● **WHAT THE EXERCISE ASKS**:
Repeat everything from the first line of the listing below through the line that contains "const siteEnds = [2416787, 2417802];", exactly. Leave out pictures.

--- SUPPLIED MATERIAL ---

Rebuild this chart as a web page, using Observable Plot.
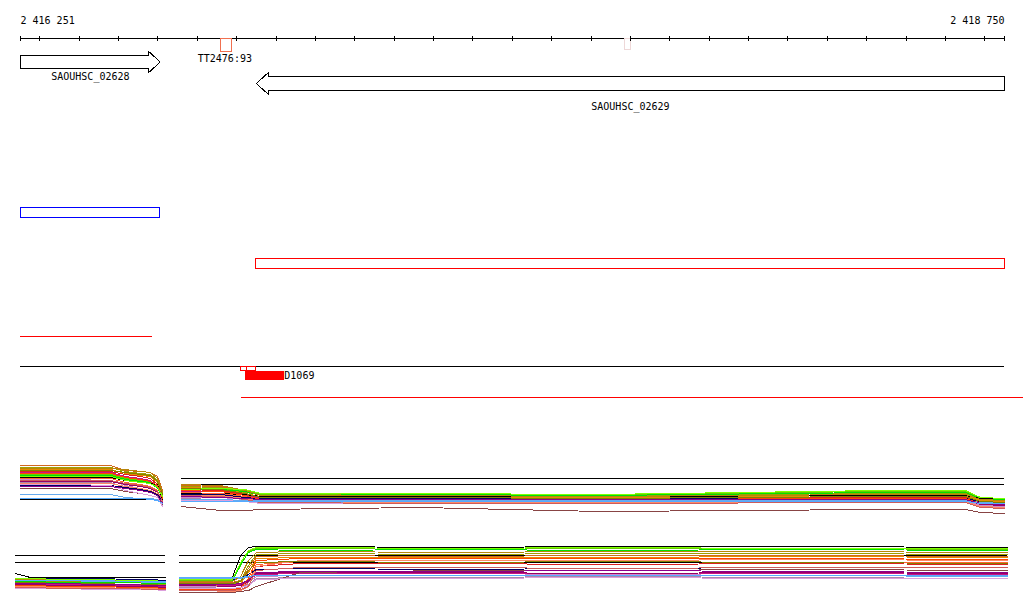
<!DOCTYPE html>
<html><head><meta charset="utf-8">
<script src="https://cdn.jsdelivr.net/npm/d3@7"></script>
<script src="https://cdn.jsdelivr.net/npm/@observablehq/plot@0.6"></script>
<style>
html,body{margin:0;padding:0;background:#fff;}
#chart{position:relative;width:1024px;height:611px;overflow:hidden;background:#fff;}
#chart svg{position:absolute;left:0;overflow:visible;background:transparent;max-width:none;}
</style></head><body><div id="chart"></div>
<script>
// ---------- data ----------
const VIEW = [2416251, 2418750];
const coordLabels = ["2 416 251", "2 418 750"];
const tickStep = 100;

const geneNames = ["SAOUHSC_02628", "SAOUHSC_02629"];
const geneStarts = [2416251, 2416850];
const geneEnds = [2416606, 2418750];
const geneStrands = ["+", "-"];
const geneRows = [0, 1];

const siteNames = ["TT2476:93", ""];
const siteStarts = [2416759, 2417787];
const siteEnds = [2416787, 2417802];

const blueRegion = [2416251, 2416606];
const redRegion = [2416850, 2418750];
const redLine1 = [2416251, 2416586];
const blackLine = [2416251, 2418750];
const smallBoxStarts = [2416812, 2416825];
const smallBoxEnds = [2416850, 2416850];
const probeName = ["D1069"];
const probeRange = [2416822, 2416921];
const redLine2 = [2416812, 2418798];

const seriesColors = ["#d2691e","#a0a000","#e68a00","#dd2020","#c71585","#66cc00","#00e000","#000000",
  "#ff6633","#cc88cc","#990066","#aa88aa","#ff8866","#000066","#66aaee","#884444",
  "#b8860b","#808000","#ff4500","#dda0dd","#7fff00","#cd5c5c","#8b008b","#55aaff"];

// top strand profiles
const topLeftX = [2416251, 2416378, 2416480, 2416518, 2416556, 2416581, 2416599, 2416612];
const topRightX = [2416660, 2416759, 2416822, 2416861, 2417267, 2417724, 2418435, 2418651, 2418689, 2418750];
const topLeftRules = [16];
const topRightRules = [37, 31];
const topLeftValues = [
  [50,50,50,45,44,43,39,25],[48,48,48,44,42,41,35,22],[46,46,46,42,40,39,33,20],[44,44,44,41,39,37,31,18],
  [43,43,43,39,37,35,29,15],[41,41,41,37,35,34,28,19],[40,40,40,36,34,33,27,18],[38,38,38,35,33,32,31,15],
  [37,37,37,33,31,29,25,13],[36,36,35,30,27,25,21,11],[34,34,34,31,29,27,23,12],[33,33,33,28,25,23,20,10],
  [32,32,32,29,27,25,22,14],[30,30,30,28,26,24,21,15],[21,21,21,18,17,17,16,13],[27,27,27,24,22,20,18,10],
  [47,47,47,46,44,43,37,23],[45,45,45,43,41,40,34,21],[42,42,42,38,36,34,30,17],[31,31,30,25,22,20,18,9],
  [39,39,39,35,33,32,28,19],[35,35,35,32,30,28,24,14],[29,29,29,27,25,23,20,12],[17,17,17,17,17,16,15,12]
];
const topRightValues = [
  [30,29,24,20,20,19,21,21,16,15],[29,28,23,21,21,20,22,22,17,16],[28,27,22,19,19,18,20,20,15,14],[26,25,21,18,18,17,18,18,13,12],
  [24,24,20,17,16,16,17,17,12,11],[27,27,25,21,22,21,24,24,18,17],[25,26,24,20,21,20,23,23,17,16],[22,22,21,19,19,19,20,20,17,17],
  [23,22,19,16,15,15,16,16,11,10],[18,18,16,14,14,14,15,15,10,9],[19,19,17,15,15,15,16,16,11,10],[17,16,15,13,13,13,14,14,9,8],
  [20,20,17,14,13,13,14,14,9,8],[21,21,18,17,17,17,17,17,14,13],[16,16,15,15,15,15,15,15,13,13],[9,5,5,6,8,4,6,6,3,2],
  [31,30,25,20,20,19,21,21,16,15],[27,26,22,18,18,17,19,19,14,13],[25,24,20,16,16,16,17,17,12,11],[15,15,14,12,12,12,13,13,8,7],
  [26,27,26,22,22,21,25,25,18,17],[20,19,16,13,12,12,13,13,8,7],[19,18,17,16,16,16,16,16,12,11],[14,14,14,14,14,14,14,14,12,12]
];

// bottom strand profiles
const bottomLeftX = [2416238, 2416276, 2416353, 2416454, 2416530, 2416581, 2416619];
const bottomRightX = [2416655, 2416708, 2416789, 2416810, 2416830, 2416850, 2416962, 2417343, 2417724, 2418232, 2418758];
const bottomRules = [45, 38];
const bottomLeftValues = [
  [20,20,19,19,18,18,17],[19,19,19,18,18,17,16],[18,18,18,17,16,16,15],[16,16,16,15,15,14,13],
  [17,17,16,16,15,15,14],[21,21,20,20,19,19,18],[19,19,18,18,18,17,17],[27,23,23,23,23,23,23],
  [15,15,15,14,14,13,12],[14,14,14,14,13,13,12],[16,16,15,15,14,14,13],[13,13,13,13,12,12,11],
  [14,14,13,13,12,12,11],[22,22,22,22,21,21,20],[20,20,20,19,19,18,18],[12,12,12,12,11,11,10],
  [21,21,21,20,20,19,19],[18,18,17,17,16,16,15],[15,15,14,14,13,13,12],[12,12,12,11,11,11,10],
  [22,22,21,21,20,20,19],[13,13,12,12,12,11,11],[17,17,17,16,16,15,15],[20,20,20,20,19,19,19]
];
const bottomRightValues = [
  [18,18,18,20,32,44,45,44,45,45,44],[17,17,16,20,35,46,47,46,47,47,46],[15,15,15,17,28,42,43,43,43,44,43],[13,13,12,13,20,34,37,37,36,37,36],
  [16,16,15,16,20,26,27,27,26,27,26],[20,20,20,35,49,52,52,51,52,52,51],[19,19,19,36,48,51,50,51,50,51,50],[23,23,23,45,53,54,54,53,54,54,53],
  [12,12,11,12,18,36,39,38,39,38,38],[14,14,14,15,18,24,25,25,26,25,25],[15,15,14,15,19,27,28,28,27,28,27],[13,13,12,13,16,22,23,23,24,23,22],
  [10,10,9,10,14,34,40,40,40,41,40],[21,21,21,22,26,31,32,31,32,31,30],[22,22,22,22,23,25,25,25,25,25,24],[8,8,8,9,10,14,28,30,30,31,30],
  [19,19,19,24,40,48,49,48,49,49,48],[17,17,17,19,30,38,39,38,39,38,37],[11,11,11,12,22,40,42,42,42,42,41],[12,12,12,13,15,21,22,22,23,22,22],
  [21,21,21,38,50,53,53,52,53,52,52],[10,10,10,11,14,30,33,33,32,33,33],[16,16,16,17,20,28,29,29,30,29,28],[23,23,23,23,24,25,25,25,25,25,25]
];

// ---------- layout ----------
const chart = document.getElementById("chart");
const FONT = "DejaVu Sans Mono";
function track(top, height, yDomain, marks, reverse = false) {
  const svg = Plot.plot({
    width: 1024, height,
    marginLeft: 20, marginRight: 20, marginTop: 0, marginBottom: 0,
    x: {domain: VIEW, axis: null},
    y: {domain: yDomain, axis: null, reverse},
    color: {type: "identity"},
    style: {background: "transparent", overflow: "visible", fontFamily: FONT, fontSize: "10px", color: "black"},
    marks
  });
  svg.style.top = top + "px";
  chart.appendChild(svg);
}
const txt = {fontFamily: FONT, fontSize: 10, fill: "black"};
const crisp = {shapeRendering: "crispEdges"};

// axis track (y = offset in px above the axis line)
const ticks = [VIEW[0], ...d3.range(Math.ceil(VIEW[0] / tickStep) * tickStep, VIEW[1], tickStep), VIEW[1]];
track(0, 76, [-38, 38], [
  Plot.ruleY([0], {x1: () => VIEW[0], x2: () => VIEW[1], stroke: "black", ...crisp}),
  Plot.rect([1], {x1: i => siteStarts[i], x2: i => siteEnds[i], y1: () => -11, y2: () => 0, fill: "white", stroke: "#eed8d8", ...crisp}),
  Plot.ruleX(ticks, {y1: () => -2.7, y2: () => 2.3, stroke: "black", ...crisp}),
  Plot.rect([0], {x1: i => siteStarts[i], x2: i => siteEnds[i], y1: () => -13, y2: () => 0, fill: "white", stroke: "#f07050", ...crisp}),
  Plot.text([0], {x: i => (siteStarts[i] + siteEnds[i]) / 2 - 3, y: () => -20, text: i => siteNames[i], ...txt}),
  Plot.text([0], {x: () => VIEW[0], y: () => 18, text: i => coordLabels[i], textAnchor: "start", ...txt}),
  Plot.text([1], {x: () => VIEW[1], y: () => 18, text: i => coordLabels[i], textAnchor: "end", ...txt})
]);

// gene track (rows, reversed)
const HEAD = 30, BODY = 0.31, HEADW = 0.5;
const arrowPts = [];
geneNames.forEach((g, i) => {
  const s = geneStarts[i], e = geneEnds[i], r = geneRows[i];
  const pts = geneStrands[i] === "+"
    ? [[s, r - BODY], [e - HEAD, r - BODY], [e - HEAD, r - HEADW], [e, r], [e - HEAD, r + HEADW], [e - HEAD, r + BODY], [s, r + BODY], [s, r - BODY]]
    : [[e, r - BODY], [s + HEAD, r - BODY], [s + HEAD, r - HEADW], [s, r], [s + HEAD, r + HEADW], [s + HEAD, r + BODY], [e, r + BODY], [e, r - BODY]];
  pts.forEach(([x, y]) => arrowPts.push({x, y, g}));
});
track(40, 64.5, [-1, 2], [
  Plot.line(arrowPts, {x: "x", y: "y", z: "g", fill: "white", stroke: "black", strokeWidth: 1, ...crisp}),
  Plot.text(geneNames.map((_, i) => i), {x: i => (geneStarts[i] + geneEnds[i]) / 2, y: i => geneRows[i] + (geneStrands[i] === "+" ? 0.67 : 1.07), text: i => geneNames[i], ...txt})
], true);

// feature tracks
track(207, 10, [0, 1], [Plot.rect([blueRegion], {x1: d => d[0], x2: d => d[1], y1: () => 0, y2: () => 1, fill: "none", stroke: "#0000ff", ...crisp})]);
track(258, 10, [0, 1], [Plot.rect([redRegion], {x1: d => d[0], x2: d => d[1], y1: () => 0, y2: () => 1, fill: "none", stroke: "#ff0000", ...crisp})]);
track(335, 2, [0, 1], [Plot.ruleY([0.5], {x1: () => redLine1[0], x2: () => redLine1[1], stroke: "#ff0000", ...crisp})]);
track(365, 2, [0, 1], [Plot.ruleY([0.5], {x1: () => blackLine[0], x2: () => blackLine[1], stroke: "black", ...crisp})]);
track(366, 4, [0, 1], [Plot.rect([0, 1], {x1: i => smallBoxStarts[i], x2: i => smallBoxEnds[i], y1: () => 0, y2: () => 1, fill: "none", stroke: "#ff0000", ...crisp})]);
track(371, 9, [0, 1], [
  Plot.rect([probeRange], {x1: d => d[0], x2: d => d[1], y1: () => 0, y2: () => 1, fill: "#ff0000", ...crisp}),
  Plot.text([0], {x: () => probeRange[1], y: () => 0.5, text: i => probeName[i], textAnchor: "start", dx: 0, ...txt})
]);
track(396, 2, [0, 1], [Plot.ruleY([0.5], {x1: () => redLine2[0], x2: () => redLine2[1], stroke: "#ff0000", ...crisp})]);

// expression panels
function rows(xs, sets, panel) {
  const out = [];
  sets.forEach((vals, s) => vals.forEach((v, j) => out.push({x: xs[j], y: v, s, key: panel + s})));
  return out;
}
const lineOpts = {x: "x", y: "y", z: "key", stroke: d => seriesColors[d.s], strokeWidth: 1, ...crisp};

track(455, 60, [0, 60], [
  Plot.ruleY(topLeftRules, {x1: () => topLeftX[0], x2: () => topLeftX[topLeftX.length - 1], stroke: "black", ...crisp}),
  Plot.ruleY(topRightRules, {x1: () => topRightX[0], x2: () => topRightX[topRightX.length - 1], stroke: "black", ...crisp}),
  Plot.line(rows(topLeftX, topLeftValues, "L"), lineOpts),
  Plot.line(rows(topRightX, topRightValues, "R"), lineOpts)
]);

track(540, 60, [0, 60], [
  Plot.ruleY(bottomRules, {x1: () => bottomLeftX[0], x2: () => bottomLeftX[bottomLeftX.length - 1], stroke: "black", ...crisp}),
  Plot.ruleY(bottomRules, {x1: () => bottomRightX[0], x2: () => bottomRightX[bottomRightX.length - 1], stroke: "black", ...crisp}),
  Plot.line(rows(bottomLeftX, bottomLeftValues, "L"), lineOpts),
  Plot.line(rows(bottomRightX, bottomRightValues, "R"), lineOpts)
]);
</script></body></html>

---

● **PROBLEM SOLUTION**:
Rebuild this chart as a web page, using Observable Plot.
<!DOCTYPE html>
<html><head><meta charset="utf-8">
<script src="https://cdn.jsdelivr.net/npm/d3@7"></script>
<script src="https://cdn.jsdelivr.net/npm/@observablehq/plot@0.6"></script>
<style>
html,body{margin:0;padding:0;background:#fff;}
#chart{position:relative;width:1024px;height:611px;overflow:hidden;background:#fff;}
#chart svg{position:absolute;left:0;overflow:visible;background:transparent;max-width:none;}
</style></head><body><div id="chart"></div>
<script>
// ---------- data ----------
const VIEW = [2416251, 2418750];
const coordLabels = ["2 416 251", "2 418 750"];
const tickStep = 100;

const geneNames = ["SAOUHSC_02628", "SAOUHSC_02629"];
const geneStarts = [2416251, 2416850];
const geneEnds = [2416606, 2418750];
const geneStrands = ["+", "-"];
const geneRows = [0, 1];

const siteNames = ["TT2476:93", ""];
const siteStarts = [2416759, 2417787];
const siteEnds = [2416787, 2417802];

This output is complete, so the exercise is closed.